1. Understanding the Architecture

CodeGraphContext uses a modular architecture for multi-language support:

  • Generic TreeSitterParser (in graph_builder.py): This acts as a wrapper, dispatching parsing tasks to language-specific implementations.
  • Language-Specific Parser Modules (in src/codegraphcontext/tools/languages/): Each language (e.g., Python, JavaScript) has its own module (e.g., python.py, javascript.py) containing:
    • Tree-sitter queries (<LANG>_QUERIES).
    • A <Lang>TreeSitterParser class that encapsulates language-specific parsing logic.
    • A pre_scan_<lang> function for initial symbol mapping.
  • GraphBuilder (in graph_builder.py): Manages the overall graph building process, including file discovery, pre-scanning, and dispatching to the correct language parser.

2. Steps to Add a New Language (e.g., TypeScript - .ts)

Step 2.1: Create the Language Module File

  1. Create a new file: src/codegraphcontext/tools/languages/typescript.py.
  2. Add the necessary imports: from pathlib import Path, from typing import Any, Dict, Optional, Tuple, import logging, import ast (if needed for AST manipulation).
  3. Define TS_QUERIES (Tree-sitter queries for TypeScript).
  4. Create a TypescriptTreeSitterParser class.
  5. Create a pre_scan_typescript function.

Step 2.2: Define Tree-sitter Queries (TS_QUERIES)

This is the most critical and often iterative step.

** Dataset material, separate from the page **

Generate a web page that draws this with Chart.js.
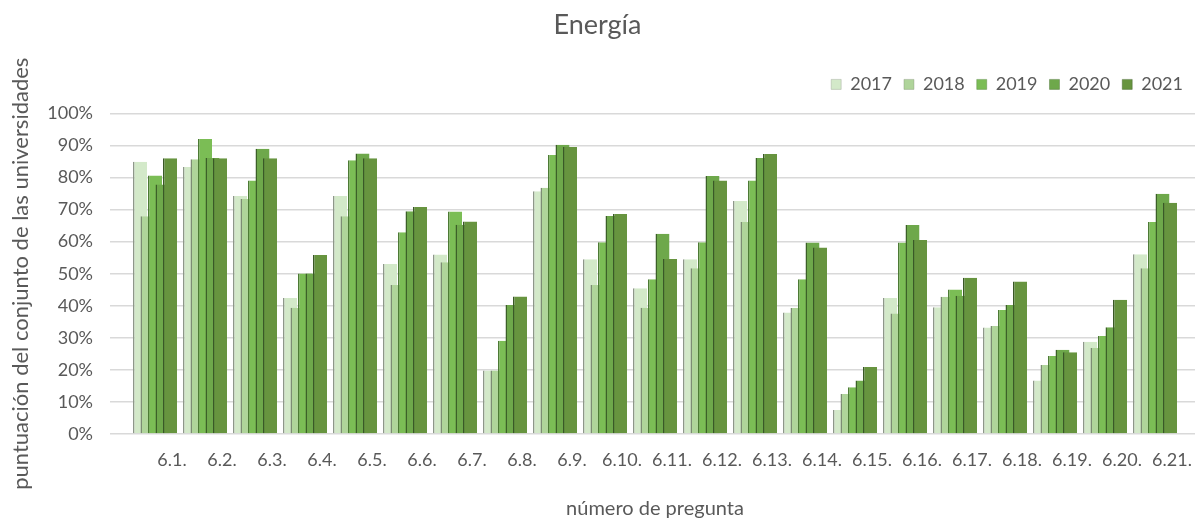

You'll need to define queries for:

  • functions: Function declarations, arrow functions, methods.
  • classes: Class declarations, class expressions.
  • imports: ES6 imports (import ... from ...), CommonJS require().
  • calls: Function calls, method calls.
  • variables: Variable declarations (let, const, var).
  • docstrings: (Optional) How documentation comments are identified.
  • lambda_assignments: (Optional, Python-specific) If the language has similar constructs.

Tips for Query Writing: * Consult Tree-sitter Grammars: Find the node-types.json or grammar definition for your language (e.g., tree-sitter-typescript). * Use tree-sitter parse: Use the tree-sitter parse command-line tool to inspect the AST of sample code snippets. This is invaluable for identifying correct node types and field names. * Start Simple: Begin with basic queries and gradually add complexity. * Test Iteratively: After each query, test it with sample code.

Step 2.3: Implement <Lang>TreeSitterParser Class

This class (e.g., TypescriptTreeSitterParser) will encapsulate the language-specific logic.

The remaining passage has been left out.